John Fritz’s The Playhouse, premiering at the Playwrights’ Center, is a study in cliches and contrived story lines. Though it attempts to examine romantic relationships, this story about a woman rebelling against her proper upbringing and do-gooder instincts succeeds only at being cute and, at times, mildly irritating. With unbelievable perkiness, Joanie accepts her fate: to lose her husband Robert to another woman and to study nursing, the career Robert wants to finance to assuage his guilt. Ignoring the obvious fact that she’s been screwed, Joanie reasons, “People are just people and can’t be blamed for what happens.” Enter Al. After having sex with him Joanie is talking back to Robert and her parents and dropping out of school. But she’s not a complete cynic yet–she’s only changed the object of her optimism to Al, though they have nothing in common (he is almost 20 years older, lives in a trailer, avoids working, and likes beer and ice fishing).

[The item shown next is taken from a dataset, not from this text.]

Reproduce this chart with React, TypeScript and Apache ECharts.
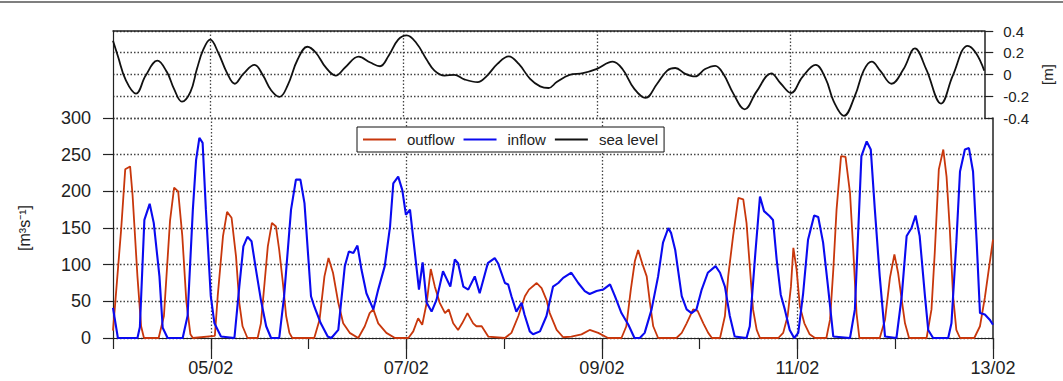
import React, { useEffect, useRef } from 'react';
import * as echarts from 'echarts';

// x values are hours since 04/02 00:00
const dayLabels = ['04/02', '05/02', '06/02', '07/02', '08/02', '09/02', '10/02', '11/02', '12/02', '13/02'];

const outflow: [number, number][] = [
  [0, 10], [2, 148], [3, 230], [4.2, 234], [4.8, 195], [6, 84], [6.9, 16], [7.6, 0],
  [11.2, 0], [12.5, 30], [14, 160], [15, 205], [16, 200], [17, 140], [18, 50], [19, 5], [19.6, 0],
  [25, 3], [25.7, 57], [27, 139], [28, 172], [29.1, 164], [30.2, 111], [31, 48], [31.8, 16], [33, 0],
  [35.5, 0], [36.3, 20], [37.2, 75], [38, 125], [39, 157], [40, 152], [40.8, 120], [41.7, 75], [42.5, 30], [43.3, 7], [44, 0],
  [49.4, 0], [50.7, 25], [51.9, 84], [52.9, 109], [54, 89], [55.3, 48], [56.5, 20], [58.1, 7], [60.2, 0],
  [61.8, 16], [63, 34], [63.9, 39], [65.1, 20], [67.1, 7], [69.2, 0], [72.5, 0],
  [73.7, 9], [74.9, 27], [75.9, 18], [77, 48], [78, 94], [79, 70], [80.2, 48], [81.5, 34], [82.4, 39], [83.5, 20],
  [84.7, 11], [85.7, 20], [87, 34], [88.4, 20], [89.2, 16], [90.5, 16], [92.1, 2], [96.2, 0],
  [97.8, 7], [99.5, 30], [101.1, 57], [102.1, 66], [104, 75], [105.2, 68], [106.4, 52], [107.2, 34], [108.9, 11], [110.5, 1],
  [112.5, 2], [115, 5], [117, 11], [119.1, 7], [121.5, 0], [124.8, 0],
  [126, 16], [127.1, 66], [128.1, 105], [128.9, 120], [130, 100], [131, 84], [131.8, 48], [132.6, 16], [133.8, 0],
  [138.3, 0], [139.6, 7], [140.8, 20], [142.4, 39], [143.5, 37], [144.9, 20], [146.1, 7], [147, 0],
  [149, 0], [150.2, 30], [151, 84], [152.2, 139], [153.5, 191], [154.7, 189], [155.5, 157], [156.3, 98], [157.1, 39], [158, 11], [158.8, 0],
  [163.3, 0], [164.5, 7], [165.6, 30], [166.4, 70], [167, 123], [167.8, 93], [168.6, 43], [169.7, 20], [171, 5], [172.3, 0],
  [175.1, 0], [176, 25], [176.8, 93], [177.6, 175], [178.7, 248], [179.8, 247], [180.9, 198], [181.7, 120], [182.5, 34], [183.2, 0],
  [188.2, 0], [189.5, 25], [190.7, 82], [191.8, 114], [192.7, 89], [193.6, 52], [194.4, 20], [195.4, 0],
  [199.7, 0], [200.9, 39], [201.7, 116], [202.7, 230], [203.8, 257], [204.6, 220], [205.4, 148], [206.2, 57], [207, 11], [207.9, 0],
  [211.4, 0], [212.8, 16], [214, 55], [215, 95], [216, 134],
];

const inflow: [number, number][] = [
  [0, 41], [1.2, 0], [6, 0], [6.6, 15], [7.7, 161], [9, 183], [10, 157], [11.4, 84], [12.2, 14], [13.4, 0],
  [17.1, 0], [18.3, 30], [19.6, 175], [20.4, 243], [21.2, 273], [22, 266], [22.8, 175], [24, 57], [24.9, 20], [26.5, 2],
  [29.8, 0], [31, 70], [32, 125], [33, 138], [34, 132], [35.1, 93], [36.3, 52], [37.6, 16], [38.8, 0],
  [40.8, 0], [42, 57], [43.7, 175], [44.9, 216], [46, 216], [47, 184], [48.6, 57], [49.4, 43], [51, 20], [52.7, 2],
  [53.6, 0], [55.3, 11], [56.9, 98], [57.9, 118], [59, 116], [60, 126], [61, 93], [62.2, 61], [63.9, 39],
  [65.1, 66], [66.7, 98], [68, 152], [68.8, 211], [70, 220], [71, 202], [71.9, 168], [72.9, 175], [74.1, 116],
  [75.1, 66], [76, 103], [77, 48], [78.2, 36], [79.4, 52], [81, 91], [82.8, 70], [83.9, 107], [84.7, 102],
  [86, 70], [87.2, 66], [88.8, 84], [90, 61], [92, 102], [93.7, 109], [94.5, 102], [96.2, 75], [97, 73],
  [97.8, 57], [99, 36], [100.3, 48], [101, 32], [102.3, 9], [103.1, 5], [104.8, 9], [106.4, 30],
  [108, 70], [109.3, 75], [110.5, 82], [112.5, 89], [114.2, 75], [115.8, 64], [117, 60], [118.7, 64],
  [120.3, 66], [122, 73], [123.2, 57], [124.8, 34], [126.5, 18], [128, 0], [129.3, 0], [130.5, 7],
  [132.2, 39], [133.8, 84], [135, 130], [136.3, 150], [137, 143], [138, 120], [139.6, 57], [140.8, 39],
  [142, 34], [143.2, 39], [144.5, 66], [146, 89], [147.9, 98], [149, 89], [150.2, 70], [151.4, 30], [152.6, 2],
  [155.5, 0], [156.3, 16], [157.6, 111], [158.8, 193], [159.8, 173], [161.2, 166], [162, 161], [162.9, 107],
  [163.9, 59], [164.9, 39], [166.1, 11], [167.2, 0], [168.2, 7], [169.4, 61], [170.6, 134], [172.1, 167],
  [173.1, 165], [174.3, 130], [175.5, 70], [176.8, 2], [180.9, 0], [182.1, 39], [183.7, 248], [185, 268],
  [186, 257], [187, 175], [188.2, 84], [189.5, 2], [192.3, 0], [193.6, 57], [194.8, 139], [196, 150],
  [197, 167], [198, 139], [199.3, 57], [200.1, 11], [201.3, 0], [205, 0], [205.8, 20], [207, 130],
  [207.9, 227], [209.1, 257], [210.1, 259], [211.1, 227], [212, 130], [212.8, 34], [214, 32], [215.2, 25], [216, 18],
];

const seaLevel: [number, number][] = [
  [0, 0.31], [1.2, 0.17], [3.2, -0.055], [5.7, -0.176], [8.1, -0.01], [11, 0.127], [13.4, 0.02], [15.1, -0.13],
  [17.1, -0.25], [19.2, -0.16], [20.8, 0.05], [22.4, 0.23], [24.1, 0.32], [26.1, 0.2], [28.2, 0.02], [30.2, -0.085],
  [32.3, 0.006], [35.1, 0.088], [37.2, -0.01], [39.2, -0.145], [41.3, -0.206], [43.3, -0.1], [45.8, 0.14],
  [48.2, 0.255], [50.3, 0.2], [52.7, 0.067], [55.2, -0.01], [57.6, 0.067], [60.9, 0.164], [63.8, 0.11],
  [66.2, 0.076], [68.3, 0.17], [70.7, 0.32], [72.8, 0.36], [75.2, 0.29], [77.7, 0.14], [79.7, 0.036],
  [82.2, -0.01], [84.6, -0.003], [87.1, -0.045], [90.4, -0.07], [92.4, -0.024], [95.3, 0.097], [98.1, 0.167],
  [100.6, 0.097], [103.4, -0.04], [105.9, -0.109], [108, -0.124], [110, -0.07], [113.2, -0.003], [116.5, 0.012],
  [119.8, 0.05], [123.9, 0.118], [126.3, 0.05], [129.2, -0.13], [132, -0.215], [134.9, -0.085], [137.4, 0.036],
  [139.4, 0.06], [141.9, 0.006], [144.3, -0.018], [146.8, 0.05], [149.3, 0.08], [151.3, 0.006], [153.8, -0.176],
  [156.6, -0.32], [159.5, -0.16], [163.2, 0.01], [165.6, -0.085], [168.1, -0.17], [170.9, -0.024], [174.2, 0.088],
  [176.7, -0.04], [178.7, -0.25], [181.2, -0.38], [184, -0.19], [186.1, 0.036], [188.1, 0.118], [190.2, 0.036],
  [193, -0.085], [196, 0.05], [198.8, 0.24], [201.6, 0.05], [205.3, -0.267], [208.2, -0.01], [211.9, 0.264],
  [213.9, 0.2], [216, 0.036],
];

const FONT = "'Liberation Sans', Arial, Helvetica, sans-serif";
const GRID_DOT = { color: '#444', width: 1.3, type: [1.5, 2] as any };
const isMajor = (i: number) => i % 2 === 1;
const isInnerMajor = (i: number) => i % 2 === 1 && i < dayLabels.length - 1;

export default function App() {
  const ref = useRef<HTMLDivElement>(null);
  useEffect(() => {
    if (!ref.current) return;
    const chart = echarts.init(ref.current, undefined, { renderer: 'svg' });
    chart.setOption({
      animation: false,
      backgroundColor: '#fff',
      textStyle: { fontFamily: FONT },
      graphic: [
        { type: 'line', shape: { x1: 0, y1: 2, x2: 1063, y2: 2 }, style: { stroke: '#555', lineWidth: 1.5 } },
      ],
      grid: [
        { left: 113, right: 70, top: 31, height: 87 },
        { left: 113, right: 70, top: 118, height: 220 },
      ],
      legend: {
        left: 357,
        top: 127,
        orient: 'horizontal',
        data: ['outflow', 'inflow', 'sea level'],
        backgroundColor: '#fff',
        borderColor: '#111',
        borderWidth: 1,
        borderRadius: 0,
        padding: [5, 6, 5, 5],
        itemWidth: 33,
        itemHeight: 14,
        itemGap: 8,
        itemStyle: { opacity: 0 },
        textStyle: { fontSize: 15, color: '#222', fontFamily: FONT, padding: [0, 0, 0, 6] },
      },
      xAxis: [
        { type: 'value', gridIndex: 0, min: 0, max: 216, show: false },
        { type: 'value', gridIndex: 1, min: 0, max: 216, show: false },
        {
          type: 'category', gridIndex: 0, position: 'top', data: dayLabels, boundaryGap: false,
          axisLine: { show: true, onZero: false, lineStyle: { color: '#222', width: 1.5 } },
          axisTick: { show: false }, axisLabel: { show: false },
          splitLine: { show: true, interval: (i: number) => isInnerMajor(i), lineStyle: GRID_DOT },
        },
        {
          type: 'category', gridIndex: 1, position: 'bottom', data: dayLabels, boundaryGap: false,
          axisLine: { show: true, onZero: false, lineStyle: { color: '#222', width: 1.2 } },
          axisTick: { show: true, interval: 0, length: 11, lineStyle: { color: '#222', width: 1.2 } },
          axisLabel: {
            show: true, interval: (i: number) => isMajor(i), margin: 21,
            fontSize: 18, color: '#222', fontFamily: FONT,
          },
          splitLine: { show: true, interval: (i: number) => isInnerMajor(i), lineStyle: GRID_DOT },
        },
        {
          type: 'category', gridIndex: 1, position: 'bottom', data: dayLabels, boundaryGap: false,
          axisLine: { show: false, onZero: false },
          axisTick: { show: true, interval: (i: number) => isMajor(i), length: 21, lineStyle: { color: '#222', width: 1.2 } },
          axisLabel: { show: false }, splitLine: { show: false },
        },
      ],
      yAxis: [
        {
          type: 'value', gridIndex: 0, position: 'right', min: -0.4, max: 0.4, interval: 0.2,
          axisLine: { show: true, onZero: false, lineStyle: { color: '#222', width: 1.5 } },
          axisTick: { show: true, length: 9, lineStyle: { color: '#222', width: 1.2 } },
          axisLabel: { fontSize: 15, color: '#222', margin: 19, fontFamily: FONT },
          splitLine: { show: true, lineStyle: GRID_DOT },
          name: '[m]', nameLocation: 'middle', nameRotate: 90, nameGap: 53,
          nameTextStyle: { fontSize: 15, color: '#222', fontFamily: FONT },
        },
        {
          type: 'value', gridIndex: 0, position: 'left', min: -0.4, max: 0.4,
          axisLine: { show: true, onZero: false, lineStyle: { color: '#222', width: 1.2 } },
          axisTick: { show: false }, axisLabel: { show: false }, splitLine: { show: false },
        },
        {
          type: 'value', gridIndex: 1, position: 'left', min: 0, max: 300, interval: 50,
          axisLine: { show: true, onZero: false, lineStyle: { color: '#222', width: 1.2 } },
          axisTick: { show: true, length: 10, lineStyle: { color: '#222', width: 1.2 } },
          axisLabel: { fontSize: 18, color: '#222', margin: 22, fontFamily: FONT },
          splitLine: { show: true, lineStyle: GRID_DOT },
          name: '[m³s⁻¹]', nameLocation: 'middle', nameRotate: 90, nameGap: 81,
          nameTextStyle: { fontSize: 16, color: '#222', fontFamily: FONT },
        },
        {
          type: 'value', gridIndex: 1, position: 'right', min: 0, max: 300,
          axisLine: { show: true, onZero: false, lineStyle: { color: '#222', width: 1.5 } },
          axisTick: { show: false }, axisLabel: { show: false }, splitLine: { show: false },
        },
      ],
      series: [
        {
          name: 'outflow', type: 'line', xAxisIndex: 1, yAxisIndex: 2, data: outflow,
          symbol: 'none', color: '#c8370c', lineStyle: { color: '#c8370c', width: 1.8 }, z: 3,
        },
        {
          name: 'inflow', type: 'line', xAxisIndex: 1, yAxisIndex: 2, data: inflow,
          symbol: 'none', color: '#0a0af0', lineStyle: { color: '#0a0af0', width: 2.1 }, z: 4,
        },
        {
          name: 'sea level', type: 'line', xAxisIndex: 0, yAxisIndex: 0, data: seaLevel,
          symbol: 'none', smooth: 0.4, color: '#111', lineStyle: { color: '#111', width: 1.8 }, z: 3,
        },
      ],
    });
    return () => chart.dispose();
  }, []);
  return <div ref={ref} style={{ position: 'absolute', left: 0, top: 0, width: 1063, height: 381 }} />;
}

Eventually Fritz makes it clear that he doesn’t intend this romance to represent true commitment and understanding between partners. Joanie ends the relationship, explaining to Al that it wasn’t real. “It’s this playhouse,” she says. “We were playing at life.” But doesn’t she continue to play at life when she dramatically packs her suitcase and heads for the bus station and parts unknown? I have a feeling that Joanie would take that playhouse mentality with her no matter where she went.

Unfortunately this production, directed by Fred Kuhr, often emphasizes the ridiculousness of Fritz’s scenarios. The affectedly quaint set (designed by Jim Cicero) is decorated with a doll, a rocking horse, and other toys: it’s hardly likely that an elderly woman would keep ancient playthings in a room she’s been renting out for years. Clarissa is equally affected as played by Susan Skolfield, an obviously young woman hamming it up with false gray hair, frumpy housecoats, and a whiny, tremulous voice. Skolfield overdoes the decrepit bit, walking bent over and moaning extraordinarily with the strain of lifting a couch cushion.

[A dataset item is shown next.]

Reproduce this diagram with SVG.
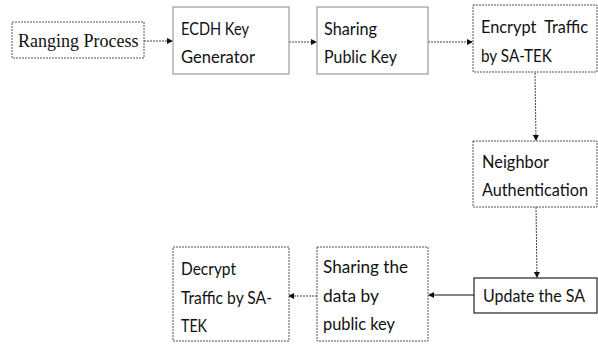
<svg xmlns="http://www.w3.org/2000/svg" width="598" height="344" viewBox="0 0 598 344">
<defs>
<marker id="ah" markerWidth="6" markerHeight="6" refX="5" refY="3" orient="auto" markerUnits="userSpaceOnUse">
<path d="M0,0 L6,3 L0,6 Z" fill="#111"/>
</marker>
</defs>
<style>
.box{fill:#fff;stroke:#666;stroke-width:1}
.dash{stroke:#555;stroke-dasharray:2 1}
.solid{stroke:#888}
.dark{stroke:#222;stroke-width:1.2}
.t{font-family:Lato,"Open Sans",sans-serif;font-size:17px;fill:#111}
.s{font-family:"Liberation Serif","Times New Roman",serif;font-size:18px;fill:#111}
.c{fill:none;stroke:#444;stroke-width:1;stroke-dasharray:2 1;marker-end:url(#ah)}
.cs{fill:none;stroke:#111;stroke-width:1.2;marker-end:url(#ah)}
</style>
<rect width="598" height="344" fill="#fff"/>
<g id="connectors">
<line class="c" x1="144" y1="41" x2="172" y2="41"/>
<line class="c" x1="289" y1="42" x2="316" y2="42"/>
<line class="c" x1="428" y1="42" x2="472" y2="42"/>
<line class="c" x1="535" y1="73" x2="536" y2="140"/>
<line class="c" x1="536" y1="207" x2="537" y2="277"/>
<line class="cs" x1="474" y1="295" x2="429" y2="295"/>
<line class="c" x1="317" y1="296" x2="289" y2="296"/>
</g>
<g id="ranging">
<rect class="box dash" x="12" y="22" width="132" height="36"/>
<text class="s" x="18" y="47">Ranging Process</text>
</g>
<g id="ecdh">
<rect class="box solid" x="173" y="7" width="116" height="67"/>
<text class="t" x="181" y="35" textLength="68" lengthAdjust="spacingAndGlyphs">ECDH Key</text>
<text class="t" x="181" y="63" textLength="74" lengthAdjust="spacingAndGlyphs">Generator</text>
</g>
<g id="sharing-public">
<rect class="box solid" x="317" y="7" width="111" height="67"/>
<text class="t" x="324" y="35" textLength="53" lengthAdjust="spacingAndGlyphs">Sharing</text>
<text class="t" x="324" y="63" textLength="73" lengthAdjust="spacingAndGlyphs">Public Key</text>
</g>
<g id="encrypt">
<rect class="box dash" x="473" y="5" width="124" height="67"/>
<text class="t" x="481" y="33" xml:space="preserve" textLength="107" lengthAdjust="spacingAndGlyphs">Encrypt  Traffic</text>
<text class="t" x="481" y="62" textLength="71" lengthAdjust="spacingAndGlyphs">by SA-TEK</text>
</g>
<g id="neighbor">
<rect class="box dash" x="473" y="141" width="124" height="66"/>
<text class="t" x="482" y="168" textLength="67" lengthAdjust="spacingAndGlyphs">Neighbor</text>
<text class="t" x="482" y="196" textLength="106" lengthAdjust="spacingAndGlyphs">Authentication</text>
</g>
<g id="update">
<rect class="box dark" x="474" y="278" width="123" height="35"/>
<text class="t" x="483" y="302" textLength="102" lengthAdjust="spacingAndGlyphs">Update the SA</text>
</g>
<g id="sharing-data">
<rect class="box dash" x="317" y="247" width="111" height="94"/>
<text class="t" x="323" y="273" textLength="85" lengthAdjust="spacingAndGlyphs">Sharing the</text>
<text class="t" x="323" y="302" textLength="56" lengthAdjust="spacingAndGlyphs">data by</text>
<text class="t" x="323" y="330" textLength="72" lengthAdjust="spacingAndGlyphs">public key</text>
</g>
<g id="decrypt">
<rect class="box dash" x="173" y="247" width="116" height="94"/>
<text class="t" x="181" y="275" textLength="55" lengthAdjust="spacingAndGlyphs">Decrypt</text>
<text class="t" x="181" y="304" textLength="91" lengthAdjust="spacingAndGlyphs">Traffic by SA-</text>
<text class="t" x="181" y="332" textLength="26" lengthAdjust="spacingAndGlyphs">TEK</text>
</g>
</svg>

Michael Karberg, also playing older than he is, tries to approximate the toughness of the 44-year-old Al with a forced gruffness. Becky Roberts oozes flat sweetness as Joanie, the energetic, kindhearted fool. In the opening scene she tosses a stuffed animal in the air, looking fascinated by something that would surely bore a child. However, Karberg and Roberts do gradually develop a nearly genuine rapport as the opposites that attract; they’re responsible for a fair share of the play’s cute moments.

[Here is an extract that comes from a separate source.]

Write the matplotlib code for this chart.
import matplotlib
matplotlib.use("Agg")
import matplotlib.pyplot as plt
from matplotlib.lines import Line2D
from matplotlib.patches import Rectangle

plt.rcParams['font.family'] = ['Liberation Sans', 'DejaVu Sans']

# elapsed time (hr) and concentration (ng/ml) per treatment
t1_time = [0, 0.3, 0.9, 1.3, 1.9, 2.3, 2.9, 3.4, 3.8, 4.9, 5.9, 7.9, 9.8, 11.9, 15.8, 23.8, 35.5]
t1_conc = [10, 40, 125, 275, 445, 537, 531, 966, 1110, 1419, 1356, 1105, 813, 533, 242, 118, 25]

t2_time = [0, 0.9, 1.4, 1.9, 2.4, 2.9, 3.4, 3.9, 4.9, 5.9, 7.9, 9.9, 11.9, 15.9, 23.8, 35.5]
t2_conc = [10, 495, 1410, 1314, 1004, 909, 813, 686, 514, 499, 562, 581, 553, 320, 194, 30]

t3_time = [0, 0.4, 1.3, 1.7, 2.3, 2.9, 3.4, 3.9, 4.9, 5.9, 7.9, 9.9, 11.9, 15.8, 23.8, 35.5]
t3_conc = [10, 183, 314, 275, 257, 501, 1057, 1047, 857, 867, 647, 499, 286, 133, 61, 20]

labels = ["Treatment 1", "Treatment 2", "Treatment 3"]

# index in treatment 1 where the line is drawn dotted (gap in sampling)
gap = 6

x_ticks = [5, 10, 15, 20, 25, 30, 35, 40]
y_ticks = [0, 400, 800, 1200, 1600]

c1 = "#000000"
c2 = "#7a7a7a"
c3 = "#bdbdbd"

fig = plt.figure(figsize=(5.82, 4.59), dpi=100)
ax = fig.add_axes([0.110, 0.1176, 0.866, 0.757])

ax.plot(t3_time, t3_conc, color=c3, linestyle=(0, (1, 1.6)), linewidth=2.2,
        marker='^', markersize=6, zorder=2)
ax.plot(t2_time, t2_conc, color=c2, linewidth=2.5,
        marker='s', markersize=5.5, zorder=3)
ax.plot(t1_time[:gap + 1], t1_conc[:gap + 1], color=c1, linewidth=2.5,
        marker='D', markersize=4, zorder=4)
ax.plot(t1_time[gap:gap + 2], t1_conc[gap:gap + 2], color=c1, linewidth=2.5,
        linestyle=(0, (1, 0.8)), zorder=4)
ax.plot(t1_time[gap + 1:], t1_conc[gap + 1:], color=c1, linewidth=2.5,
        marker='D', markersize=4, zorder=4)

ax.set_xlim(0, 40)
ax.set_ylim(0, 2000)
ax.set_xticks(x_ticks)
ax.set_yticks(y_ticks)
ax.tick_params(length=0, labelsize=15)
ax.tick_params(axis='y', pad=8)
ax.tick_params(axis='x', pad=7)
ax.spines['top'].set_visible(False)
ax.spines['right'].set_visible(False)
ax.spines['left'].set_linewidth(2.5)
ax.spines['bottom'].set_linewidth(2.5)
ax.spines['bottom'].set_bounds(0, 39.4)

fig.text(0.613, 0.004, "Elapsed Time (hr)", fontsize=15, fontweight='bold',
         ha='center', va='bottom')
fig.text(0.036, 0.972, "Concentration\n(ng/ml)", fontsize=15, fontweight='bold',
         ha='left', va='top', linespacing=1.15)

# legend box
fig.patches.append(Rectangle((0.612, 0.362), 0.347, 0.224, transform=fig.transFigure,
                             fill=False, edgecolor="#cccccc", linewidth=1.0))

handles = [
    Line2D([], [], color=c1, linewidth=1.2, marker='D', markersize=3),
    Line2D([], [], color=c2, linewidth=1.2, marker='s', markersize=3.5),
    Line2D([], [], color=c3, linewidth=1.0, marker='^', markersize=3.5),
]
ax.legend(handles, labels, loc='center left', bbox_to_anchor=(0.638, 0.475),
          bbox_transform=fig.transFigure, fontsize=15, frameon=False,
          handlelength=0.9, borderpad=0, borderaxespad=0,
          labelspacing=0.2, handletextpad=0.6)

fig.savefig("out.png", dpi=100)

By contrast, Maggie Kelly establishes a unique, moving character in an incredibly brief time. As Al’s spurned lover–a crass, burly woman who looks more like a man–Kelly stirs greater sympathy than any of the lead characters. It’s a credit to her ability and an indication of the play’s weakness that the best thing comes onstage and goes off in ten minutes, well into the second act.